=== WHAT THE TASK REQUIRES ===
Pull out from the material below all lines with "code".

=== DATASET RECORDS ===
------------------------------------------------

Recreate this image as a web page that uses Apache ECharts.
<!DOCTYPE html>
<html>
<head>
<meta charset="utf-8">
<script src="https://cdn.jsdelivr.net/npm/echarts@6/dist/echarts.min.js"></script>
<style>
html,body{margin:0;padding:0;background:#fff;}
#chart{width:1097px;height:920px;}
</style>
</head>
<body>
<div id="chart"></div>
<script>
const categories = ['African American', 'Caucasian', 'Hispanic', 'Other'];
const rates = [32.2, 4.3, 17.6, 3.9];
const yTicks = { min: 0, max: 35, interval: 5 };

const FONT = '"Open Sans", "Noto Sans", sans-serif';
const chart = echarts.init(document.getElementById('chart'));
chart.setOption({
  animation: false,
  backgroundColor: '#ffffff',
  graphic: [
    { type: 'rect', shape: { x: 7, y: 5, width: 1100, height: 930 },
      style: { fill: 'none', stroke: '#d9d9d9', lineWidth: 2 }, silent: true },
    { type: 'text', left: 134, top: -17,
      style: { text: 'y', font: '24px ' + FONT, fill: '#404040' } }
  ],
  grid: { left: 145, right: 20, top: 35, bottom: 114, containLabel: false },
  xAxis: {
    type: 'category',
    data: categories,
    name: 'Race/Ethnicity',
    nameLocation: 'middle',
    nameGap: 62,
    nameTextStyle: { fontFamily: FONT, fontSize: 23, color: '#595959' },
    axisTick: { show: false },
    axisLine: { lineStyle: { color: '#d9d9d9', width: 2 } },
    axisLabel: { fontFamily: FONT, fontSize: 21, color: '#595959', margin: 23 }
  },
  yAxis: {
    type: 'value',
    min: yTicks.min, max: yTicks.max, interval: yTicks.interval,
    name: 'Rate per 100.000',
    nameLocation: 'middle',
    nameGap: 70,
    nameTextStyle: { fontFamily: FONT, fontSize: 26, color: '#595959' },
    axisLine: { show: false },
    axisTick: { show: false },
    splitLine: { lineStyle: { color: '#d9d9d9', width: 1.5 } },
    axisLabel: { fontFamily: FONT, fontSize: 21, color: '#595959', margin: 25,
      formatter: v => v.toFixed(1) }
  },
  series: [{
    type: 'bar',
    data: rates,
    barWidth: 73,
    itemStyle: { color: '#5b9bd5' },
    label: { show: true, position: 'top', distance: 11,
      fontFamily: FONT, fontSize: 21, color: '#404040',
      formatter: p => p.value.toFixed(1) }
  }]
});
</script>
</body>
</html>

------------------------------------------------

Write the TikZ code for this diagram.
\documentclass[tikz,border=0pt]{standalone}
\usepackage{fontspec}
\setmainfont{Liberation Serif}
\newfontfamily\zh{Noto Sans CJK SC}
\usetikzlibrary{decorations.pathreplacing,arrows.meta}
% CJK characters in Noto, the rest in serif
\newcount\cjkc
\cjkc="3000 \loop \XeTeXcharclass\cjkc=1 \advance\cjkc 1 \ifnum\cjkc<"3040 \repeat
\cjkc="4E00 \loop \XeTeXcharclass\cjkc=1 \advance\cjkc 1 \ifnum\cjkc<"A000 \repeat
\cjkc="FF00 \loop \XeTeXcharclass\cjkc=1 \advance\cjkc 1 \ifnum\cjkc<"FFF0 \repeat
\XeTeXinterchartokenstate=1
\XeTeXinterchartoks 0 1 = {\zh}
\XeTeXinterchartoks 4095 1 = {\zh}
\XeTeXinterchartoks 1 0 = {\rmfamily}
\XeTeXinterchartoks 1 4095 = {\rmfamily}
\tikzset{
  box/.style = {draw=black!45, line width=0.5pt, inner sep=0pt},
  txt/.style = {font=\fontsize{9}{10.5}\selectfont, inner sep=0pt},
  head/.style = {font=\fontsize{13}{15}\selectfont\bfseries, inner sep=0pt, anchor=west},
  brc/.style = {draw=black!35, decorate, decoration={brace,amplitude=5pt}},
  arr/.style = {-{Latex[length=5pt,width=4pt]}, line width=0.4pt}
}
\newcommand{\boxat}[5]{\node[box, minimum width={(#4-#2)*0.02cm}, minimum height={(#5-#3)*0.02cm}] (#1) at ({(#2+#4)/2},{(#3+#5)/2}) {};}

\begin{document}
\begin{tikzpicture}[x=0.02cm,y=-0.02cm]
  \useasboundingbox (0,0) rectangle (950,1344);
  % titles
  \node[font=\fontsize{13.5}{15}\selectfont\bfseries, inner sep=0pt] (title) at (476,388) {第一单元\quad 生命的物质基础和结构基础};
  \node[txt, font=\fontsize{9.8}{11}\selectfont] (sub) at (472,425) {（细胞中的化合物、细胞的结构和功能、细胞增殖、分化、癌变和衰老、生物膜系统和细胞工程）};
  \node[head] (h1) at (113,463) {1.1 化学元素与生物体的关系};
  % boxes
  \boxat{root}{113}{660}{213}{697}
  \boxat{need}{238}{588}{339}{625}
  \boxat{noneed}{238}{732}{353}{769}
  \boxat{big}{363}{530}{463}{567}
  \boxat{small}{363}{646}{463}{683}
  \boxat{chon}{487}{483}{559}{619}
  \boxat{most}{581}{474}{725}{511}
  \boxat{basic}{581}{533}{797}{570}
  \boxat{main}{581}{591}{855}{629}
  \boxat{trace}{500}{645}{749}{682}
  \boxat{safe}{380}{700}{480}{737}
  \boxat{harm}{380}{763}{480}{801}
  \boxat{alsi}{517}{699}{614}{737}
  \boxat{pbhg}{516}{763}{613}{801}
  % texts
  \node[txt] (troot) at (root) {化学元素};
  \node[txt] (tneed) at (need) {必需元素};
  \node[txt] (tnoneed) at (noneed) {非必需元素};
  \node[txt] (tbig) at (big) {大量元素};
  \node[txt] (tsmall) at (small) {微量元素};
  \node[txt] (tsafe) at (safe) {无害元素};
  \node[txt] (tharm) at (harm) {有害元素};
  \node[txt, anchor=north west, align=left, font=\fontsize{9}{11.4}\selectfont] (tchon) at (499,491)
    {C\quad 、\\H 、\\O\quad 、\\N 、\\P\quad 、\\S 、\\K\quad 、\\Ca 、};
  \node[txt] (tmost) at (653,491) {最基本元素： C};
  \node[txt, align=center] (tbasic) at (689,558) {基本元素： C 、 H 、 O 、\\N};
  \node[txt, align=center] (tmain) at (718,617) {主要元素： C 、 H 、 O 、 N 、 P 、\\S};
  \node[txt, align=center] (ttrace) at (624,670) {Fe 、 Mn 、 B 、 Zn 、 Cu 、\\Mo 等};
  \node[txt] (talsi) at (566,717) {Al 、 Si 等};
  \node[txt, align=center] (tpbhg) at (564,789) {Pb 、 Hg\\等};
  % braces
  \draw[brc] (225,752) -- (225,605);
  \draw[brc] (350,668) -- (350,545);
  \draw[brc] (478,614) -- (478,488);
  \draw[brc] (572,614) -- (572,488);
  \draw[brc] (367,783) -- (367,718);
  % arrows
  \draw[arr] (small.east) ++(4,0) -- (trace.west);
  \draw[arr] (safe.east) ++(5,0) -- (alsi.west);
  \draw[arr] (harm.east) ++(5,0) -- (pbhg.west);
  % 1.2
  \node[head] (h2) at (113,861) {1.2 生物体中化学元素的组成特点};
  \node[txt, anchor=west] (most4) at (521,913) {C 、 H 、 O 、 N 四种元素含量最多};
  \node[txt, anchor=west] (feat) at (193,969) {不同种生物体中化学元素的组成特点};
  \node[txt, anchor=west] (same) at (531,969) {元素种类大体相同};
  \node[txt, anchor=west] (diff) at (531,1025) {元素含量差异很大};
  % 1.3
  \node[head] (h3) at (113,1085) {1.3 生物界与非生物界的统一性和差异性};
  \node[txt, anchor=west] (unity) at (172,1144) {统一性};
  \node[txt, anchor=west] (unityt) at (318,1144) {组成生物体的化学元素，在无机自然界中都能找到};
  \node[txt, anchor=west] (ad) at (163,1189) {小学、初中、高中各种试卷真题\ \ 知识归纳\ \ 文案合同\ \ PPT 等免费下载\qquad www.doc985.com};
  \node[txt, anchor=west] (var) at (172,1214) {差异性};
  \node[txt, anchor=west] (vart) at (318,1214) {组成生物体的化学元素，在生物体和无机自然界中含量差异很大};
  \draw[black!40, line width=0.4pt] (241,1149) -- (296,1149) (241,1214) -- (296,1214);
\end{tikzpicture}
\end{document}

------------------------------------------------

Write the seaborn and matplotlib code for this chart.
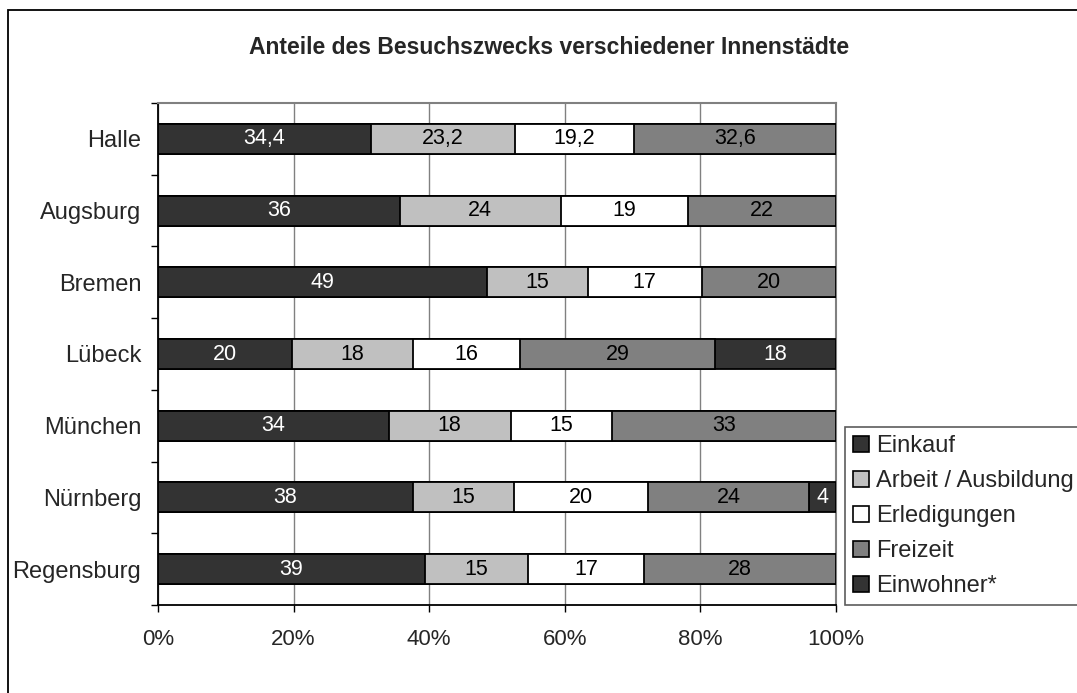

------------------------------------------------

=== TASK RESPONSE ===
Write the TikZ code for this diagram.
Write the seaborn and matplotlib code for this chart.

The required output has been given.